静岡新聞論壇

2004年 

ソフトな社会

個人技能高める若者増加

社会の変化が激しいので、若者も老人もそれに応じた新しい生き方を探している。

つい最近まで日本には強い集団主義が残っていた。大家族制の基礎は農村にあったが、1960年代から農村人口が流出して、企業に吸収された。企業には年功序列・終身雇用の慣行があり、従業員は企業に対して強い帰属心を持って、定年まで働くことができた。農村から流出した若者達は、企業の集団主義のなかで安心して生活した。

ところが、1980年代後半からグローバリゼイション化によって、国際的スケールの激しい競争が始まり、また90年代後半から金融の大規模な規制緩和いわゆる「ビッグバン」が実施されて、金融の中心は直接金融にかわり、企業の価値は専ら株式市場で評価されるようになった。

企業は従業員の福祉より、株主の利益を重視して、容赦ないリストラを実施した。景気が回復しても、本社員を増やさず、人材派遣業、パート、臨時工を増やすだけである。つまり、年功序列・終身雇用の慣行が弱まったので、サラリーマンの人生にはリスクが多くなった。

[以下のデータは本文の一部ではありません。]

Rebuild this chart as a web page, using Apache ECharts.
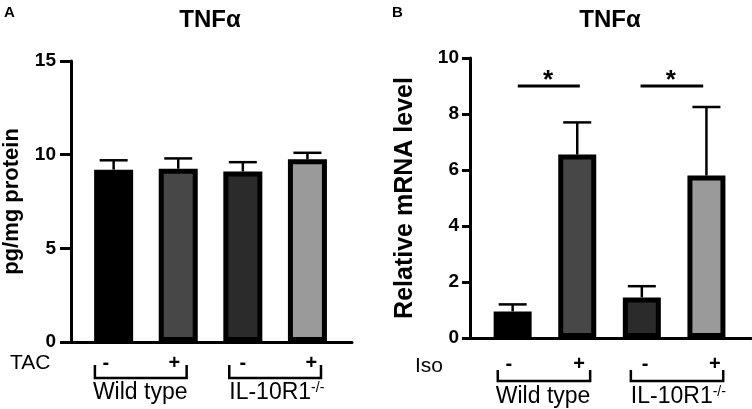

若者はいろいろな対策を考えている。何処でも通用する技能を身につけるために、まず国家が認定した資格を取っておきたい。そのため大学と資格受験の専門学校とのダブルスクールの生活を送る若者が増えた。技能を持っていれば、リストラされても、新しい職場が見つかる。

すでに、高度な技能を身につけた人は、古いタイプの組織を離れ、個人の力によってグローバルな活躍ができる分野に移っている。華やかな例を挙げれば、中央官庁やメガバンクを辞めて、外資系のファンドのアナリストになる、新型の再生ファンドを設立する、といった人が多くなった。反官僚の感情が国中に広がっているので、今後官庁の権限が狭くなり、働きがいがなくなるだろう。メガバンクの将来も明るくない。古い組織にそのままいれば、リストラされるかもしれない。

若者から高齢者まで市民活動に参加する人が増えた。環境、医療福祉、教育・子供関係、食料の安全などいろいろな分野で市民活動が盛り上がり、実のあるNPOが多くなった。彼等は、企業社会に代わる新しい帰属集団を個人的に模索しているようだ。

柔軟な帰属集団を模索

現役を引退した年配者は「シニアネット」に加わって「井戸端会議」や「床屋談義」を楽しんでいる。そうした中から、パソコン指導、地域の介護、リサイクル等のボランティア活動がうまれ、新しい熟年コミュニティーの根が広がっている。

癌等の難病に苦しんでいる人達は、ボランティアの患者が「患者の会」を組織して、頻繁にミーティングを開いて、心の持ち方、新しい治療方法の体験、漢方薬の体験、ケアが優れている病院、家族との関係などについて話し合っている。インターネットによる会もある。

日本の集団主義の歴史は長かった。水田農業では、水管理に集団の力が必要だった。徳川時代の藩も、明治以後の官僚や企業も、集団的な意志決定を行い、個人は集団に強い帰属心を持ち集団とともに生きた。

ところが、グローバリゼイションやビックバンとともに、集団主義の基盤が崩壊し、私たちは個人として生きなければならなくなった。それはあまりにも急激な変化だったから社会的な不安が高まり、家庭内暴力、発作的な凶悪犯罪、自殺等が増加した。しかし、多くの人は新しい生き方と柔軟な帰属集団を懸命に模索し、ようやく「生き甲斐探し」に成功しつつあるようだ。不安が解消すれば、個人消費が拡大し、また熱心に働ける人がふえるので、日本経済は成長力を取り戻すに違いない。